Transport: Tube: South Kensington/Kensington High Street Transport for London

Get back to where you once belonged, Paul

Ecce Cor Meum
Paul McCartney laps up the undeserved applause at the Royal Albert Hall
Ecce Cor Meum François-Frédéric Guy

By Barry Millington
6 Nov 2006


Paul McCartney's pretentiously titled oratorio Ecce Cor Meum has been eight years in the making, he tells us. Eight years! Any tolerably competent student composer could have knocked off a better hour's worth of music than this vacuous tosh in as many days.

Invited by Magdalen College, Oxford to compose something to celebrate the 550th anniversary of the college's foundation in 1998, McCartney eventually delivered this feeble cod-classical meditation on peace and love, the flailing vapidity of whose music is matched only by the toe-curling triteness of the words ("So much wonder around us/All the love in the air").

Full marks to Kate Royal, the boys of Magdalen and King's College, Cambridge, and the Academy of St Martin's under Gavin Greenaway for doing their duty with mirthsuppressing sang- froid. It's outrageous though that Magdalen should commission something so amateurish.

The first half (which even Macca didn't bother to attend) prepared the way with more sentimental syrup from the great man's pen. One piece, in a rare moment of selfawareness, was actually called Junk. Royal, Andrew Staples and the Belcea Quartet put a brave face on it.

François-Frédéric Guy
Queen Elizabeth Hall
****

Peace and love are the preoccupations of Liszt's Bénédiction de Dieu dans le Solitude too, but the French pianist François-Frédéric Guy was not afraid to seize on the robust elements as well as the mystical.

His hallmark, however, is an undermining of metre and an avoidance of rhythmic emphasis that tends to deprive the music of its natural sense of momentum.

It makes for uncomfortable listening when one beat is elided with the next, as though slipping through quicksand.

In Beethoven's Waldstein Sonata, op53 - for all Guy's wonderful play of colour and tone - the result was unfortunate in that the dynamic, emphatic aspects so characteristic of the composer were continually subverted.

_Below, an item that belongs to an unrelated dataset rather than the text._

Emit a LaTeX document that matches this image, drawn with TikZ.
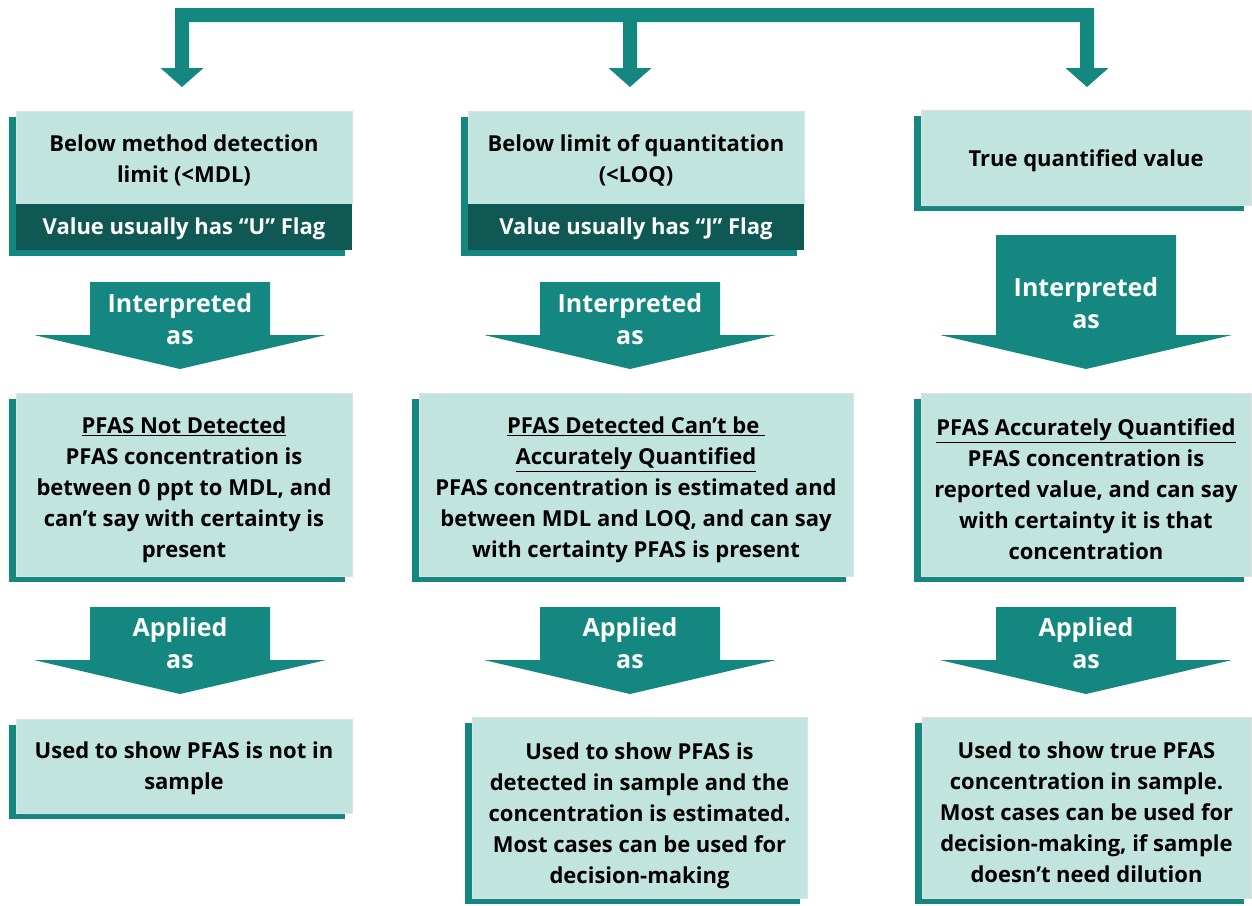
\documentclass[tikz,border=0pt]{standalone}
\usepackage{fontspec}
\setmainfont{Open Sans}
\usetikzlibrary{shadows}
\definecolor{tealmain}{RGB}{19,135,128}
\definecolor{tealdark}{RGB}{16,88,83}
\definecolor{lightbox}{RGB}{193,228,222}
\newcommand\blockarrow[4]{%
  \fill[tealmain] (#1-90,#2) -- (#1+90,#2) -- (#1+90,#3) -- (#1+146,#3) -- (#1,#4) -- (#1-146,#3) -- (#1-90,#3) -- cycle;}
\begin{document}
\begin{tikzpicture}[x=1pt,y=-1pt,
  panel/.style={fill=lightbox, draw=black!12, line width=0.6pt, inner sep=0pt,
    drop shadow={shadow xshift=-7pt, shadow yshift=-6pt, fill=tealmain, opacity=1}},
  band/.style={fill=tealdark, inner sep=0pt,
    drop shadow={shadow xshift=-7pt, shadow yshift=-6pt, fill=tealmain, opacity=1}},
  boxtext/.style={font=\bfseries\fontsize{22}{31}\selectfont, text=black, align=center, inner sep=0pt},
  bandtext/.style={boxtext, text=white},
  arrowtext/.style={font=\bfseries\fontsize{25}{32}\selectfont, align=center, text=white, inner sep=0pt},
]
\useasboundingbox (0,0) rectangle (1252,905);

% top distribution bracket
\fill[tealmain] (175,8) -- (1094,8) -- (1094,68) -- (1108.5,68) -- (1087,87) -- (1065.5,68) -- (1080,68)
  -- (1080,22) -- (637,22) -- (637,68) -- (651.5,68) -- (630,87) -- (608.5,68) -- (623,68)
  -- (623,22) -- (189,22) -- (189,68) -- (203.5,68) -- (182,87) -- (160.5,68) -- (175,68) -- cycle;
\coordinate (tipA) at (182,87);
\coordinate (tipB) at (630,87);
\coordinate (tipC) at (1087,87);

% row 1
\node[panel, minimum width=336pt, minimum height=93pt] (a1) at (184,157.5) {};
\node[boxtext] (a1t) at ([yshift=-2.5pt]a1.center) {Below method detection\\limit (<MDL)};
\node[band, minimum width=336pt, minimum height=46pt] (a1b) at (184,227) {};
\node[bandtext] (a1bt) at ([yshift=-2pt]a1b.center) {Value usually has “U” Flag};
\node[panel, minimum width=336pt, minimum height=93pt] (b1) at (636,157.5) {};
\node[boxtext] (b1t) at ([yshift=-2.5pt]b1.center) {Below limit of quantitation\\(<LOQ)};
\node[band, minimum width=336pt, minimum height=46pt] (b1b) at (636,227) {};
\node[bandtext] (b1bt) at ([yshift=-2pt]b1b.center) {Value usually has “J” Flag};
\node[panel, minimum width=330pt, minimum height=95pt] (c1) at (1086,157.5) {};
\node[boxtext] (c1t) at ([yshift=-3pt]c1.center) {True quantified value};

% interpreted arrows
\blockarrow{180}{282}{335}{369}
\node[arrowtext] (ia) at (180,319) {Interpreted\\as};
\blockarrow{630}{282}{335}{369}
\node[arrowtext] (ib) at (630,319) {Interpreted\\as};
\blockarrow{1086}{235}{335}{369}
\node[arrowtext] (ic) at (1086,303) {Interpreted\\as};

% row 2
\node[panel, minimum width=336pt, minimum height=183pt] (a2) at (184,484.5) {};
\node[boxtext] (a2t) at ([yshift=-5pt]a2.center)
  {\underline{PFAS Not Detected}\\PFAS concentration is\\between 0 ppt to MDL, and\\can’t say with certainty is\\present};
\node[panel, minimum width=434pt, minimum height=183pt] (b2) at (636,484.5) {};
\node[boxtext] (b2t) at ([yshift=-5pt]b2.center)
  {\underline{PFAS Detected Can’t be\ }\\\underline{Accurately Quantified}\\PFAS concentration is estimated and\\between MDL and LOQ, and can say\\with certainty PFAS is present};
\node[panel, minimum width=330pt, minimum height=183pt] (c2) at (1086,484.5) {};
\node[boxtext] (c2t) at ([yshift=-5pt]c2.center)
  {\underline{PFAS Accurately Quantified}\\PFAS concentration is\\reported value, and can say\\with certainty it is that\\concentration};

% applied arrows
\blockarrow{180}{607}{660}{694}
\node[arrowtext] (pa) at (180,643) {Applied\\as};
\blockarrow{630}{607}{660}{694}
\node[arrowtext] (pb) at (630,643) {Applied\\as};
\blockarrow{1086}{607}{660}{694}
\node[arrowtext] (pc) at (1086,643) {Applied\\as};

% row 3
\node[panel, minimum width=336pt, minimum height=94pt] (a3) at (184,766) {};
\node[boxtext] (a3t) at ([yshift=-2.5pt]a3.center) {Used to show PFAS is not in\\sample};
\node[panel, minimum width=335pt, minimum height=181pt] (b3) at (639.5,807.5) {};
\node[boxtext] (b3t) at ([yshift=-8pt]b3.center)
  {Used to show PFAS is\\detected in sample and the\\concentration is estimated.\\Most cases can be used for\\decision-making};
\node[panel, minimum width=329pt, minimum height=181pt] (c3) at (1086.5,807.5) {};
\node[boxtext] (c3t) at ([yshift=-5pt]c3.center)
  {Used to show true PFAS\\concentration in sample.\\Most cases can be used for\\decision-making, if sample\\doesn’t need dilution};
\end{tikzpicture}
\end{document}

There were moments in Brahms's Sonata No3 in F minor where something similar happened, but the work was less compromised by it. Indeed, when Guy retreated into his private fantasy world, beyond metre and pulse, in the lovely slow movement, he tapped a vein of pure enchantment.

But there was even better to come. For an encore he chose the Intermezzo op116 no4, a dreamy Adagio with which Guy transported us for a magical couple of minutes far away from everyday reality. Utterly spellbinding.

Details are correct at the time of publication - please check with venue before booking.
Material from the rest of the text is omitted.